As recently as last week, forward-rate agreements predicted only a 30 percent change of an increase in borrowing costs at the Monetary Policy Committee’s final meeting of the year on Nov. 19. That probability jumped to more than 60 percent after U.S. jobs data on Nov. 6 bolstered the case for tightening by the Federal Reserve in December. The question now facing investors is no longer if the South African Reserve Bank will tighten policy, but whether it will do so before the Fed, according to Rand Merchant Bank.
Reserve Bank Governor Lesetja Kganyago left the benchmark repurchase rate at 6 percent in September after the MPC raised borrowing costs by a total of 1 percentage point since last January to keep inflation in its 3 percent to 6 percent target band. While low global demand, falling metals prices and an electricity shortage are weighing on output, the rand, which slumped to a record of 14.3755 per dollar on Tuesday, risks boosting inflation.
“The reason why the SARB will potentially move is that if the Fed moves there will be quite a strong selloff in the rand and in emerging markets,” Gordon Kerr, a trader at Johannesburg-based RMB, said by phone on Monday. “The question is obviously: will they pre-empt or will they not? Will they move now in November or will they wait until the Fed moves in December and then move in January?”

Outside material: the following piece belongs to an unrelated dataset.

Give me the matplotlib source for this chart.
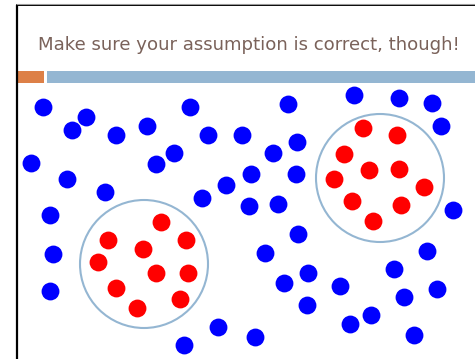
import matplotlib
matplotlib.use("Agg")
import matplotlib.pyplot as plt
from matplotlib.patches import Circle, Rectangle

title = "Make sure your assumption is correct, though!"

blue_x = [43, 86, 72, 116, 147, 190, 208, 31, 174, 156, 67, 105, 226, 202, 50, 53, 50, 218, 184,
          288, 354, 399, 432, 441, 242, 297, 273, 251, 296, 249, 278, 453, 298, 265, 427, 394,
          308, 284, 340, 437, 404, 307, 371, 350, 255, 414]
blue_y = [107, 117, 130, 135, 126, 107, 135, 163, 153, 164, 179, 192, 185, 198, 215, 254, 291, 327, 345,
          104, 95, 98, 103, 126, 135, 142, 153, 174, 174, 206, 204, 210, 234, 253, 251, 269,
          273, 283, 286, 289, 297, 305, 315, 324, 337, 335]

red1_x = [161, 108, 186, 143, 98, 156, 188, 116, 180, 137]
red1_y = [222, 240, 240, 249, 262, 273, 273, 288, 299, 308]
red2_x = [363, 397, 344, 369, 399, 334, 424, 352, 401, 373]
red2_y = [128, 135, 154, 170, 169, 179, 187, 201, 205, 221]

cluster_cx = [144, 380]
cluster_cy = [264, 178]
cluster_r = [64, 64]

W, H = 475, 359
fig = plt.figure(figsize=(W / 100, H / 100), dpi=100)
ax = fig.add_axes([0, 0, 1, 1])
ax.set_xlim(0, W)
ax.set_ylim(H, 0)
ax.axis("off")

# slide frame
ax.plot([17, 17], [5, H], color="black", lw=1.6, solid_capstyle="butt")
ax.plot([16, W], [5, 5], color="black", lw=1.4, solid_capstyle="butt")
ax.plot([16, W], [4, 4], color="#999999", lw=0.8, solid_capstyle="butt")

# header bars
ax.add_patch(Rectangle((18.3, 71), 25.4, 11.7, color="#dd8047", lw=0))
ax.add_patch(Rectangle((46.7, 71), W - 46.7, 11.7, color="#94b6d2", lw=0))

t = ax.text(38, 50, title, fontsize=13.6, color="#7a625a", family="DejaVu Sans",
            ha="left", va="baseline")
fig.canvas.draw()
w = t.get_window_extent(fig.canvas.get_renderer()).width
t.set_fontsize(13.6 * 425.0 / w)

for cx, cy, r in zip(cluster_cx, cluster_cy, cluster_r):
    ax.add_patch(Circle((cx, cy), r, fill=False, ec="#94b6d2", lw=1.5))

s = 165
ax.scatter(blue_x, blue_y, s=s, color="#0000ff", lw=0, zorder=3)
ax.scatter(red1_x + red2_x, red1_y + red2_y, s=s, color="#ff0000", lw=0, zorder=3)

fig.savefig("out.png", dpi=100)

While the inflation rate was unchanged at 4.6 percent in September, the Reserve Bank forecast price growth will exceed the upper limit of its target range in the first and last quarters of next year. The central bank is wary of an upward drift in price expectations and stands ready to tighten policy further should that happen, Deputy Governor Francois Groepe said on Nov. 6.

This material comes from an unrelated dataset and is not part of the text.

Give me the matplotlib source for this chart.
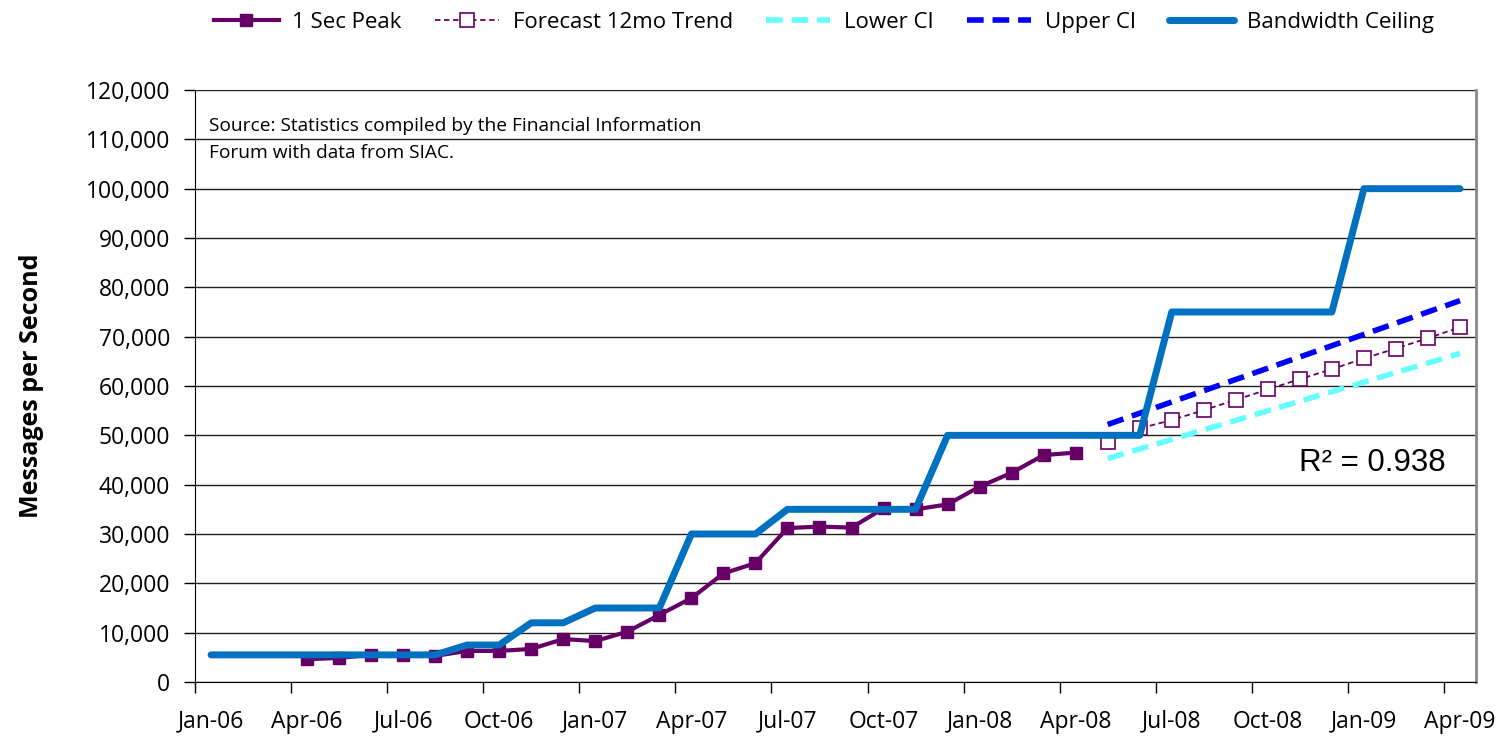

The five-year break-even rate, a measure of bond investors’ inflation expectations in the period, rose eight basis points this month to 6.32 percent. That compares with a 21 basis-point increase over the same period in Turkey, an emerging-market peer. The fact that the break-even rate is quite well anchored is consistent with expectations on policy tightening because it shows the market is confident that the central bank will act to rein in price increases, according to Michael Keenan, a strategist at Barclays Plc’s South African unit.
Factory production declined in six out of nine months this year, pushing the economy toward recession and compounding the Reserve Bank’s dilemma. A government report on Tuesday showed manufacturing output increased by 0.9 percent in September from a year earlier.
“It seems to me like they are willing to hike rates to focus on their core mandate and feel that they won’t damage growth too extensively,” Keenan said by phone from Johannesburg on Monday. “They will be concerned about how the weakness in the currency is going to filter through ultimately into higher prices.”
The rand weakened 0.5 percent to 14.3681 per dollar as of 3:52 p.m. in Johannesburg on Tuesday after sliding 0.9 percent on Monday. Yields on rand-denominated government bonds due December 2026 rose one basis point to 8.62 percent after rising five points on Monday.
“The currency at these levels certainly raises the risk” of an interest-rate increase, Nazmeera Moola, an economist and strategist at Investec Asset Management, said by phone from Cape Town. “If it continues to depreciate I think that could push them into moving.”